Minute Wise, Hour Foolish

In a recent article in Research World, Chris Forbes of Research Reporter highlighted that the traditional economic success for mid-to-large sized research agencies relied on a combination of research expertise and technological infrastructure. As data is collected and assembled faster (both formally and informally) the weight is shifting more and more to the expertise part of that equation. Thus, the agency side of MR is going to be more and more dependent on research experience and “thinking ability” to create unique value for their clients

In fact, more and more the main (and some would say only) resource the agency researcher has to sell is their time. So, when it comes down to it, the quality of how that time is applied and the creativity to which it is put are ‘de facto’ the value to the client. Future economic strength will rely almost solely on how well the time ‘resource’ is both defined and managed.

Over the years, the general distaste even the best researcher has for timesheets never ceases to bemuse me. Perhaps, it’s the way they’re ‘sold’ internally or that their content is poorly analysed and dryly fed back. They are generally seen as a bureaucratic imposition on what we’d like to believe is at least a quasi-creative process.

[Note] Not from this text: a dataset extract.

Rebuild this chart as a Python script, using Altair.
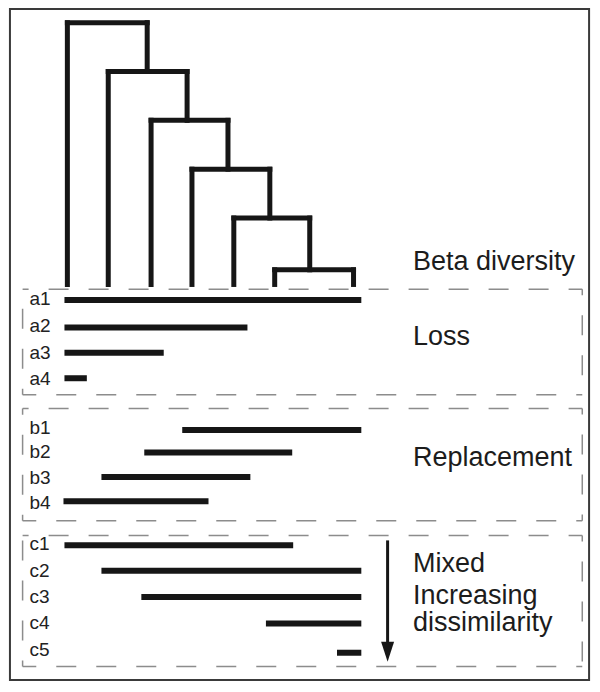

The best practice use of time sheets significantly improves the creative process. All we really have to sell is our time so knowing how it’s used and improving on that use is crucial not only for profitability but also to create the time needed to do the best work. In other words, you have to spend time to save time. But this can only be achieved with a more imaginative analysis of the information.

My advice is not just to use time data as profit & loss KPI to reward or censure. That doesn’t motivate and the only creativity it generates is how to beat the system.

A focused regular analysis by client, product/service, and basic activity (i.e. sales, doing projects, and ‘everything else’) will show which clients are getting the best, i.e. most effective service, and which teams are giving the best ‘bang for the buck’ and probably getting the best appreciation from the customer. Couple this with a measure of repeat business rates to confirm.

It’s also going to draw attention to who’s trying hard but pushing in the wrong direction – it’s not enjoyable to put in long hours for low return, which has a rapidly deleterious impact on productivity and morale. It will quickly highlight which clients to keep and grow and which to consider phasing out of the roster.  

The dissemination of time usage needs to be treated internally, the same way a research presentation is to a client externally, i.e. consider the audience, make it relevant, make it interesting, and make it actionable.

In a typical research business around half to two-thirds of all costs are people related, rent rarely covers more than 5%, and CAPEX even less than that. Time sheets are at most a 5 minute daily activity but can save days in a typical month. And those days generate the time, the breathing space, for creative, insightful analyses that thrills clients and builds repeat business. There are few better ROI’s in terms of your time and your bank account.